A compilation of Medieval recipes from period sources, with modern adaptations.

Footnotes

  1. To make an excellent veal pie

    Take sweet herbs as violet leaves, strawberry leaves, spinach, succory, endive, thyme and sorrel, and chop them as small as may be, and if there be a scallion or two amongst them it will give the better taste; then take the yolks of hard eggs with currants, cinnamon, cloves and mace, and chop them amongst the herbs also; then having cut out long olives [slices] of a leg of veal, roll up more than three parts of the herbs so mixed within the olives, together with a good deal of sweet butter; then having raised your crust of the finest and best paste, strew in the bottom the remainder of the herbs, with a few great raisins having the stones picked out; then put in the olives and cover them with great raisins and a few prunes; then over all lay good store of butter and so bake them; then being sufficiently baked, take claret wine, sugar, cinnamon, and two or three spoonful of wine vinegar and boil them together, and then drawing the pie [from the oven], at a vent in the top of the lid put in the same, and then set it into the oven again a little space, and so serve it forth.

  2. Of roast meats

    The housewife must know the temperatures of fires for every meat, and which must have a slow fire, yet a good one, taking leisure in roasting, as joints of beef, swans, turkeys, peacocks, bustards, and generally any great large fowl, or any other joints of mutton, veal, pork, kid, lamb, or such like; and which would have a quick and sharp fire without scorching, as pigs, pullets, pheasants, partridge, quail, and all sorts of middle sized or lesser fowl, and all small birds, or compound roast meats, as veal, haslets [giblets], a pound of butter roasted, or puddings simple of themselves; and many other such like, which indeed would be suddenly and quickly despatched, because it is intended in cookery that one of these dishes must be made ready whilst the other is in eating.

  3. To boil a mallard

    To boil a mallard curiously, take the mallard when it is fair dressed, washed and trussed, and put it on a spit and roast it till you can get the gravy out of it; then take it from the spit and boil it, then take the best of the broth into a pipkin [pot], and the gravy which you saved, with a piece of sweet butter and currants, vinegar, sugar, pepper and grated bread: thus boil all these together, and when the mallard is boiled sufficiently, lay it on a dish with sippets, and the broth upon it, and so serve it forth.

    Curiously
    In an unusual or decorative fashion.
    Sippets
    Slices of toasted bread.

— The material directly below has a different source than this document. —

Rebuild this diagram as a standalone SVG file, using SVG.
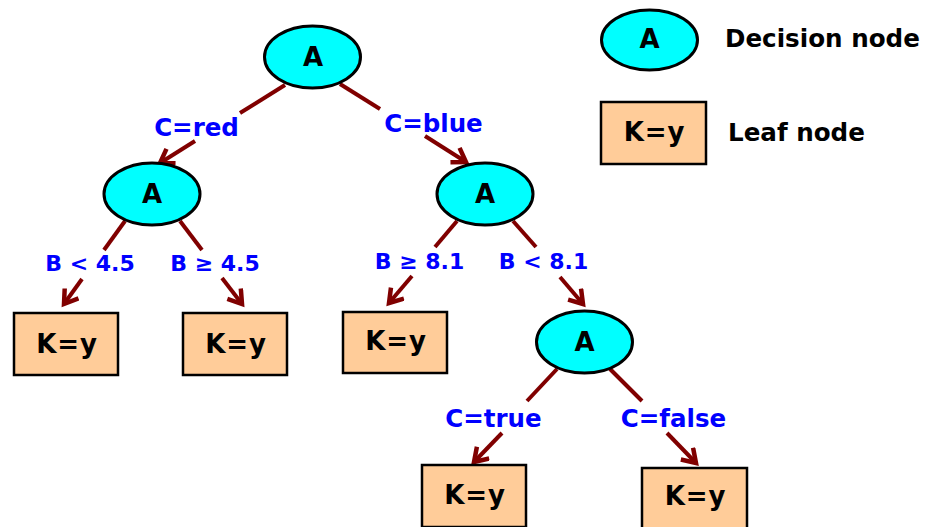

Potatoes had only recently been introduced to England, and rice was rarely used.
  4. To roast a pound of butter curiously and well

    Take a pound of sweet butter and beat it stiff with sugar, and the yolks of eggs; then clap it roundwise about a spit, and lay it before a soft fire, and presently dredge it with bread crumbs; then as it warmeth or melteth, so apply it with dredging till the butter be overcomed and no more will melt to fall from it, then roast it brown, and so draw it [from the spit], and serve it out, the dish being as neatly trimmed with sugar as may be.

  5. Of peacocks

    The flesh is neither good, delicate nor wholesome, but only a bird for state and show. . . being a bird that delighteth to eat newts, toads, frogs, adders and snakes, whence it comes that he is called the scavenger of the husbandman's yards; and more than his beauty to look upon, and the ornament of his feathers for sundry purpose, I hardly know any other virtue in him.